When one has minored in Too Much all her life, and received High Honors in it, she is loathe to dump that ‘accomplishment.’  But if one wants to also claim proficiency in Love, Too Much must go.

Self-critics came out of the woodwork like an infestation of pests that had met with a fumigating spray.  Each had a label – too weak, too loud, too intense, too shy, too bold, too scared, too broken.  ‘Too’ was like a gong clanging in the background of my mind, and often in the foreground.  The world, including my dear family, was more than willing to help me see my too-muchness.

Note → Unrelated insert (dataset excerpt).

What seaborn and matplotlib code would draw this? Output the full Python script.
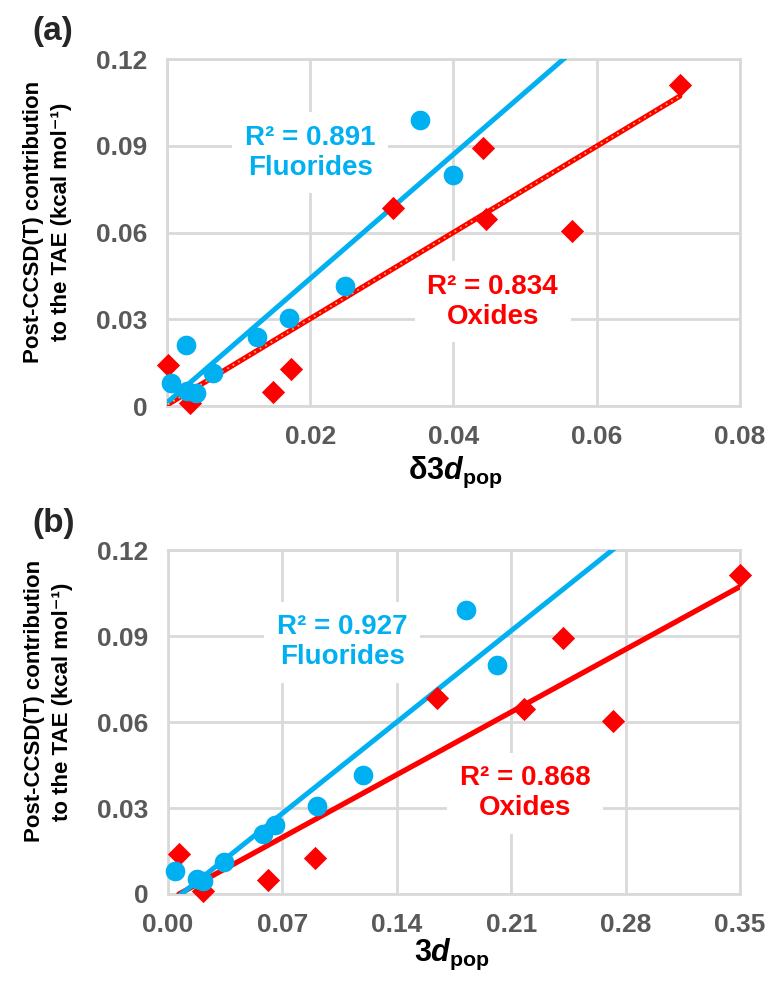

My final exam felt less like a test and more like an unguided trek across dangerous terrain in extreme weather.  And all I brought was a flashlight.  Fortunately, I spotted some encouragement along the way.  There was this from Tama: You do not have to be perfect to lead.  Someone needs what you have learned from your struggle.  And this one from Glennon:  Maybe I am who I am for a purpose.  Maybe I’ve been wasting my energy trying to be different.

As I contemplated the many gurus I admire, it occurred to me that they had their own ‘too-muchness.’  Mother Theresa was described as impatient.  Look what her impatience did for the world!  Gandhi was intolerant (of poverty and oppression) which may have stemmed from his intolerant character.  And Einstein was rebellious.  Need I say more?

We are flawed characters, us humans.  But so lovable.  So deserving.  So valuable.

I rose on Easter Sunday wondering if I passed my Love class.  Did Jesus wonder that when he ascended to Heaven?  Was he worried that maybe he could have done better, saved more people?

I may find myself enrolled in Love Class again next semester and the one after that.  I’ll take it as many times as I have to in order to excel.  And I’ll continue to teach it too.  Because we teach best what we most need to learn.